I don’t panic. Not immediately. Instead, I run silent calculations in my head, schedules, timelines, probabilities. Like if I crunch the numbers hard enough, the answer will change. It doesn’t.

I slip out of bed before sunrise, careful not to wake him. His hand twitches where it rests across my side, like he’s reaching for me even in sleep. I stare at it for a moment, then gently pull away. The nearest pharmacy is twenty minutes away, and I drive there like I’m chasing down a ghost. No makeup. Hoodie pulled low. I don’t want to be recognized. I don’t want to be seen. I buy one test. Then two. Just in case.

Back at the cabin, I lock myself in the bathroom and wait. The minutes crawl. My heart drums louder than the clock ticking above the mirror. I try to steady my breathing, but I already know. I knew the moment I stepped through the aisle of pregnancy tests with shaking fingers. Two lines. Clear. Undeniable. Pregnant.

I sit on the edge of the tub, knees drawn to my chest, the plastic test clenched in my palm like it might suddenly offer a different result. For a few minutes, I feel everything. Then nothing. Then everything again. A dozen thoughts crash in at once, our company, the sabotage, the press, the accidental marriage, the vows we don’t remember, the future we haven’t planned.

And Grayson. God, Grayson. The man who holds my hand like it’s the most natural thing in the world. Who makes me tea when I forget to eat. Who kisses me like he remembers things I haven’t told him yet.
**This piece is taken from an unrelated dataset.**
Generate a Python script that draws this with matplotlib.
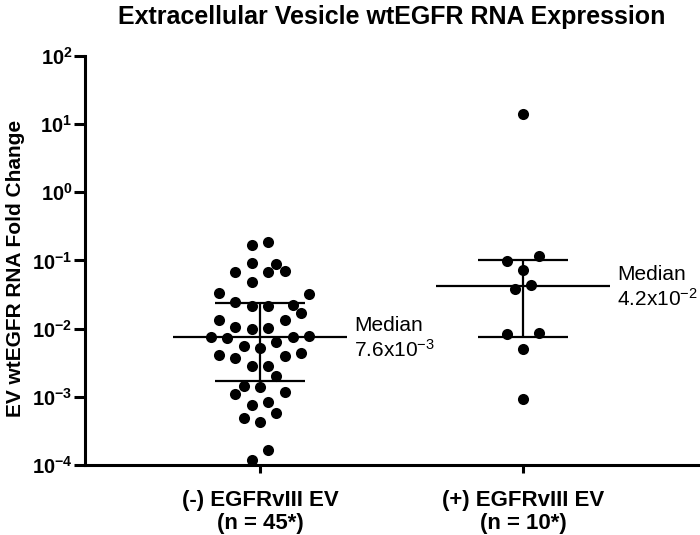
import numpy as np
import matplotlib
matplotlib.use("Agg")
import matplotlib.pyplot as plt
from matplotlib.ticker import FixedLocator, FuncFormatter, NullLocator

plt.rcParams['font.family'] = ['Liberation Sans', 'DejaVu Sans']
plt.rcParams['mathtext.fontset'] = 'custom'
plt.rcParams['mathtext.rm'] = 'Liberation Sans'
plt.rcParams['mathtext.bf'] = 'Liberation Sans:bold'
plt.rcParams['mathtext.it'] = 'Liberation Sans:italic'

# values
groups = ["(-) EGFRvIII EV", "(+) EGFRvIII EV"]
group_n = ["(n = 45*)", "(n = 10*)"]

neg_values = [0.168, 0.184, 0.0906, 0.0893, 0.0682, 0.0675, 0.0705, 0.0477,
              0.0336, 0.0318, 0.0248, 0.0214, 0.0214, 0.0222, 0.0168, 0.01336,
              0.01336, 0.01066, 0.00986, 0.0103, 0.0076, 0.0072, 0.00745, 0.00787,
              0.00561, 0.00525, 0.0063, 0.0041, 0.00374, 0.0040, 0.00434, 0.00283,
              0.00283, 0.00204, 0.00146, 0.00141, 0.0011, 0.00116, 0.00076, 0.00085,
              0.00058, 0.00049, 0.00042, 0.000166, 0.000119]
pos_values = [13.8, 0.0986, 0.1156, 0.0721, 0.0384, 0.043, 0.0083, 0.0087,
              0.00506, 0.000916]

# swarm column of each point (layout)
neg_slots = [-1, 1, -1, 2, -3, 1, 3, -1, -5, 6, -3, -1, 1, 4, 5, -5, 3, -3, -1, 1,
             -6, -4, 4, 6, -2, 0, 2, -5, -3, 3, 5, -1, 1, 2, -2, 0, -3, 3, -1, 1,
             2, -2, 0, 1, -1]
pos_slots = [0, -2, 2, 0, -1, 1, -2, 2, 0, 0]

medians = [7.6e-3, 4.2e-2]
median_text = ["Median\n7.6x10$^{-3}$", "Median\n4.2x10$^{-2}$"]
q1 = [1.7e-3, 7.45e-3]
q3 = [2.4e-2, 1.02e-1]

fig = plt.figure(figsize=(7, 5.35), dpi=100)
ax = fig.add_axes([85/700, 70/535, 613/700, 409.3/535])

slot_w = 0.03125
for i, (vals, slots) in enumerate([(neg_values, neg_slots), (pos_values, pos_slots)]):
    xs = i + np.array(slots) * slot_w
    ax.scatter(xs, vals, s=64, color="black", linewidths=0, zorder=3)
    ax.hlines(medians[i], i - 0.331, i + 0.331, color="black", lw=1.6, zorder=2)
    ax.hlines([q1[i], q3[i]], i - 0.171, i + 0.171, color="black", lw=1.6, zorder=2)
    ax.vlines(i, q1[i], q3[i], color="black", lw=1.6, zorder=2)
    ax.annotate(median_text[i], xy=(i + 0.331, medians[i]), xytext=(5, -1),
                textcoords="offset points", ha="left", va="center",
                fontsize=15, linespacing=1.2)

ax.set_yscale("log")
ax.set_ylim(1e-4, 1e2)
ax.set_xlim(-0.665, 1.665)
ax.yaxis.set_major_locator(FixedLocator([10.0**k for k in range(-4, 3)]))
ax.yaxis.set_minor_locator(NullLocator())
ax.yaxis.set_major_formatter(FuncFormatter(
    lambda v, p: r"$\mathbf{10^{%d}}$" % round(np.log10(v))))

ax.set_xticks([0, 1])
ax.set_xticklabels([g + "\n" + n for g, n in zip(groups, group_n)],
                   fontsize=16, fontweight="bold", linespacing=1.15)

for s in ["top", "right"]:
    ax.spines[s].set_visible(False)
for s in ["left", "bottom"]:
    ax.spines[s].set_linewidth(2.2)

ax.tick_params(axis="y", length=8, width=2.2, labelsize=14.5, pad=1)
ax.tick_params(axis="x", length=6, width=2.2, pad=12)

ax.set_ylabel("EV wtEGFR RNA Fold Change", fontsize=15, fontweight="bold")
ax.yaxis.set_label_coords(-0.098, 0.48)

fig.text(391.5/700, 1 - 17/535, "Extracellular Vesicle wtEGFR RNA Expression",
         ha="center", va="center", fontsize=18, fontweight="bold")

fig.savefig("out.png", dpi=100)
I think of the way he looked at me last night when I told him I’d imagined our wedding. He didn’t laugh. He didn’t run. But this? A baby? This is something else entirely. I hide the tests in the bottom drawer of the vanity. Beneath the extra towels. Behind the travel-sized shampoo bottles. Somewhere I won’t have to look. Then I splash water on my face, inhale slowly, and step out into the kitchen like nothing’s changed.

Grayson’s already up, fiddling with the coffee machine. He looks over his shoulder and grins. "Sleep okay?"
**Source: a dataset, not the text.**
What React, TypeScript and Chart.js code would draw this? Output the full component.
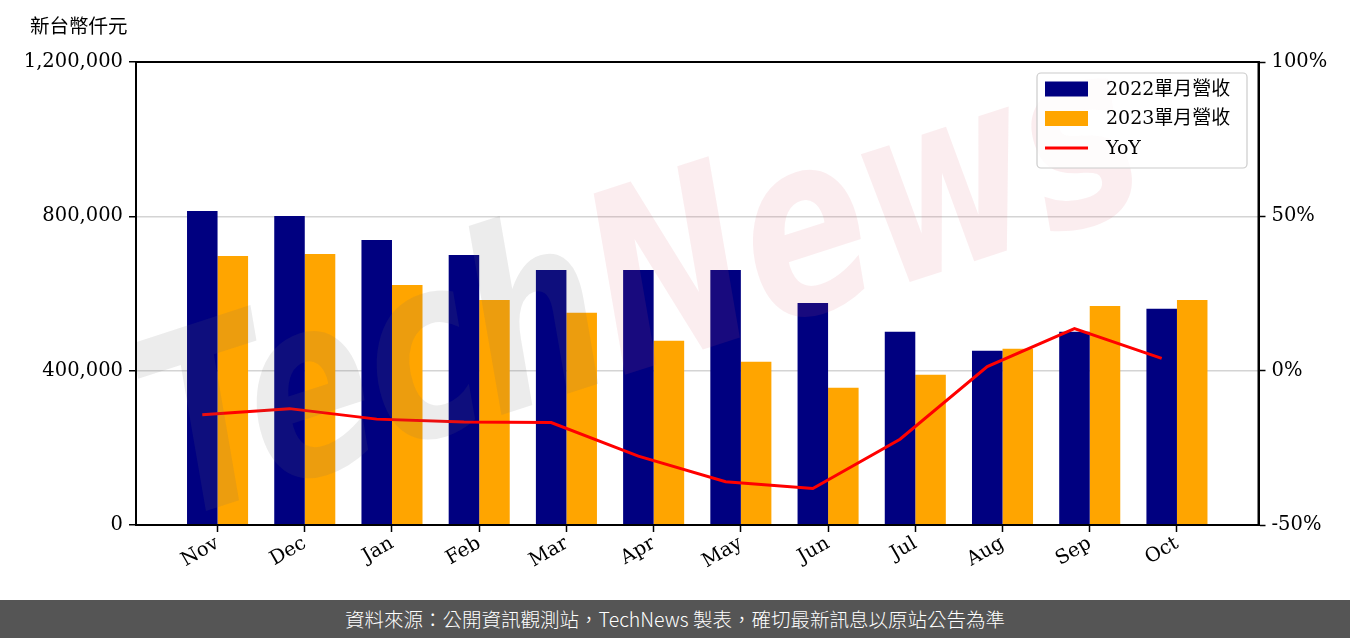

I nod, too quickly. "Yeah. Fine."

He eyes me more closely now, brow lifting. "You’re dressed. Did you go out?"

My heart stutters. I glance down at my jeans, the hoodie zipped halfway up. “Just needed some air,” I say with a shrug, moving to the cabinet like I’m searching for a mug. “Couldn’t sleep.”

He doesn’t press, but I can feel his gaze linger a second longer than usual. Not suspicious, not yet. Just curious. I keep my back to him, focusing on the chipped ceramic in my hands like it might anchor me.
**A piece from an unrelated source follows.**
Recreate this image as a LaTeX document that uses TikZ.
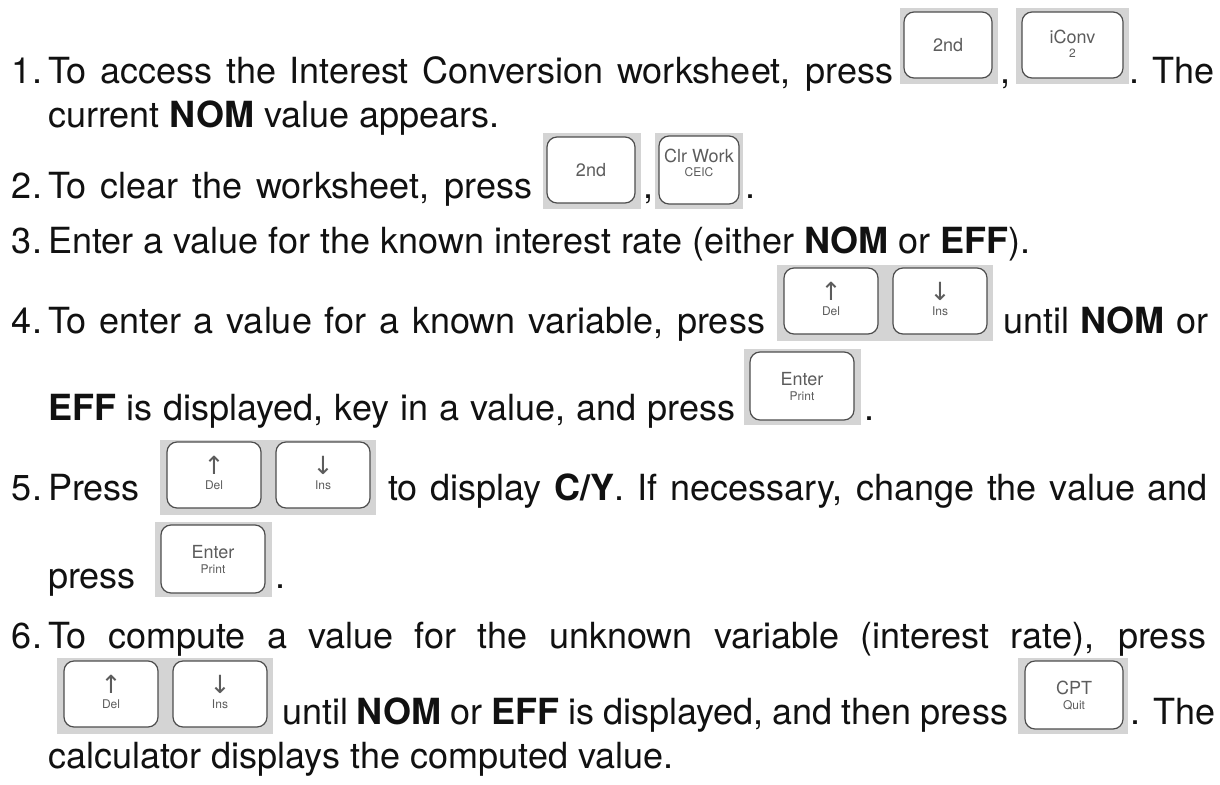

“Next time, wake me,” he says lightly. “I’ll come with.”

I manage a laugh that sounds almost real. "You snore when you're cold. I was doing you a favor."

He chuckles and turns back to the coffee, letting it drop. But I don’t, because the lie is already planted, and now I have to remember it. Carry it. Build the rest of my morning around it, and hope to God I can keep it from unraveling.

Grayson moves around the kitchen with surprising focus, barefoot and half-awake, sleeves pushed up as he slices strawberries and cracks eggs into the pan with a concentration usually reserved for quarterly board meetings. I hover near the counter for a moment, pretending to read something on my phone, watching him from the corner of my eye.

He hums a low, off-key tune under his breath, something vaguely familiar and probably meant to soothe me, though I’m not sure he’s even aware he’s doing it. The smell of butter and toast fills the small space, warm and thick, and it churns in my stomach like a warning. He plates the food carefully, arranging the strawberries like he's plating at a five-star brunch instead of in a drafty cabin with one wobbly table and mismatched mugs. Then he turns, proud, and sets the plate down in front of me like he’s presenting an offering.

“Look at that,” he says proudly, sliding into the chair across from me. “I made a breakfast that doesn’t require a fire extinguisher.”